> **SUPPLIED DATA**:
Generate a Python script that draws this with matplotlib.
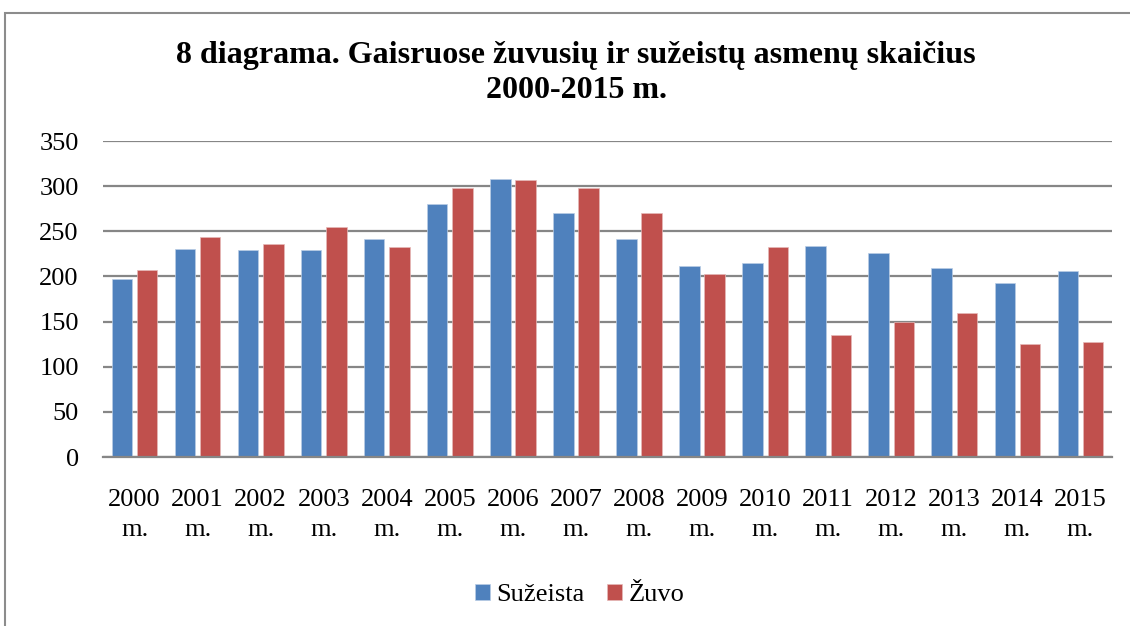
import matplotlib.pyplot as plt
import matplotlib.patches as mpatches
import numpy as np

# Duomenys
metai = ["2000", "2001", "2002", "2003", "2004", "2005", "2006", "2007",
         "2008", "2009", "2010", "2011", "2012", "2013", "2014", "2015"]
suzeista = [197, 230, 229, 229, 242, 280, 308, 270,
            242, 211, 215, 234, 226, 209, 193, 206]
zuvo = [207, 244, 236, 255, 233, 298, 307, 298,
        270, 203, 233, 135, 150, 160, 125, 127]

BLUE = "#4F81BD"
RED = "#C0504D"
GRID = "#868686"

plt.rcParams["font.family"] = ["Liberation Serif", "DejaVu Serif"]

fig = plt.figure(figsize=(11.3, 6.26), dpi=100)
ax = fig.add_axes([103 / 1130, 1 - 457 / 626, 1009 / 1130, 316 / 626])

# rėmelis aplink diagramą
fig.patches.append(mpatches.Rectangle((5 / 1130, -0.1), 1.2, 1 - 13 / 626 + 0.1,
                                      transform=fig.transFigure, fill=False,
                                      edgecolor="#8c8c8c", linewidth=1.5))

x = np.arange(len(metai))
w = 0.325
ax.bar(x - 0.2, suzeista, width=w, color=BLUE, edgecolor="#b9cde5",
       linewidth=0.5, label="Sužeista", zorder=3)
ax.bar(x + 0.2, zuvo, width=w, color=RED, edgecolor="#e6b9b8",
       linewidth=0.5, label="Žuvo", zorder=3)

ax.set_xlim(-0.5, len(metai) - 0.5)
ax.set_ylim(0, 350)
ax.set_yticks(range(0, 351, 50))
ax.set_xticks(x)
ax.set_xticklabels([m + "\nm." for m in metai], linespacing=1.5)
ax.tick_params(axis="both", length=0, labelsize=19)
ax.tick_params(axis="y", pad=17.5)
ax.tick_params(axis="x", pad=23)

ax.grid(axis="y", color=GRID, linewidth=1.6, zorder=0)
for s in ["left", "right", "top"]:
    ax.spines[s].set_visible(False)
ax.spines["bottom"].set_color(GRID)
ax.spines["bottom"].set_linewidth(1.6)
ax.spines["bottom"].set_zorder(4)

fig.text(576 / 1130, 1 - 73 / 626,
         "8 diagrama. Gaisruose žuvusių ir sužeistų asmenų skaičius\n2000-2015 m.",
         ha="center", va="center", fontsize=23, fontweight="bold",
         linespacing=1.3)

fig.legend(loc="center", bbox_to_anchor=(0.513, 1 - 595 / 626), ncol=2,
           frameon=False, fontsize=19, handlelength=0.55, handleheight=0.55,
           handletextpad=0.25, columnspacing=0.85)

fig.savefig("out.png", dpi=100)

> **WRITTEN REQUEST**: Without the pictures, write out the whole listing above exactly as it appears.

> **REPLY**:
Generate a Python script that draws this with matplotlib.
import matplotlib.pyplot as plt
import matplotlib.patches as mpatches
import numpy as np

# Duomenys
metai = ["2000", "2001", "2002", "2003", "2004", "2005", "2006", "2007",
         "2008", "2009", "2010", "2011", "2012", "2013", "2014", "2015"]
suzeista = [197, 230, 229, 229, 242, 280, 308, 270,
            242, 211, 215, 234, 226, 209, 193, 206]
zuvo = [207, 244, 236, 255, 233, 298, 307, 298,
        270, 203, 233, 135, 150, 160, 125, 127]

BLUE = "#4F81BD"
RED = "#C0504D"
GRID = "#868686"

plt.rcParams["font.family"] = ["Liberation Serif", "DejaVu Serif"]

fig = plt.figure(figsize=(11.3, 6.26), dpi=100)
ax = fig.add_axes([103 / 1130, 1 - 457 / 626, 1009 / 1130, 316 / 626])

# rėmelis aplink diagramą
fig.patches.append(mpatches.Rectangle((5 / 1130, -0.1), 1.2, 1 - 13 / 626 + 0.1,
                                      transform=fig.transFigure, fill=False,
                                      edgecolor="#8c8c8c", linewidth=1.5))

x = np.arange(len(metai))
w = 0.325
ax.bar(x - 0.2, suzeista, width=w, color=BLUE, edgecolor="#b9cde5",
       linewidth=0.5, label="Sužeista", zorder=3)
ax.bar(x + 0.2, zuvo, width=w, color=RED, edgecolor="#e6b9b8",
       linewidth=0.5, label="Žuvo", zorder=3)

ax.set_xlim(-0.5, len(metai) - 0.5)
ax.set_ylim(0, 350)
ax.set_yticks(range(0, 351, 50))
ax.set_xticks(x)
ax.set_xticklabels([m + "\nm." for m in metai], linespacing=1.5)
ax.tick_params(axis="both", length=0, labelsize=19)
ax.tick_params(axis="y", pad=17.5)
ax.tick_params(axis="x", pad=23)

ax.grid(axis="y", color=GRID, linewidth=1.6, zorder=0)
for s in ["left", "right", "top"]:
    ax.spines[s].set_visible(False)
ax.spines["bottom"].set_color(GRID)
ax.spines["bottom"].set_linewidth(1.6)
ax.spines["bottom"].set_zorder(4)

fig.text(576 / 1130, 1 - 73 / 626,
         "8 diagrama. Gaisruose žuvusių ir sužeistų asmenų skaičius\n2000-2015 m.",
         ha="center", va="center", fontsize=23, fontweight="bold",
         linespacing=1.3)

fig.legend(loc="center", bbox_to_anchor=(0.513, 1 - 595 / 626), ncol=2,
           frameon=False, fontsize=19, handlelength=0.55, handleheight=0.55,
           handletextpad=0.25, columnspacing=0.85)

fig.savefig("out.png", dpi=100)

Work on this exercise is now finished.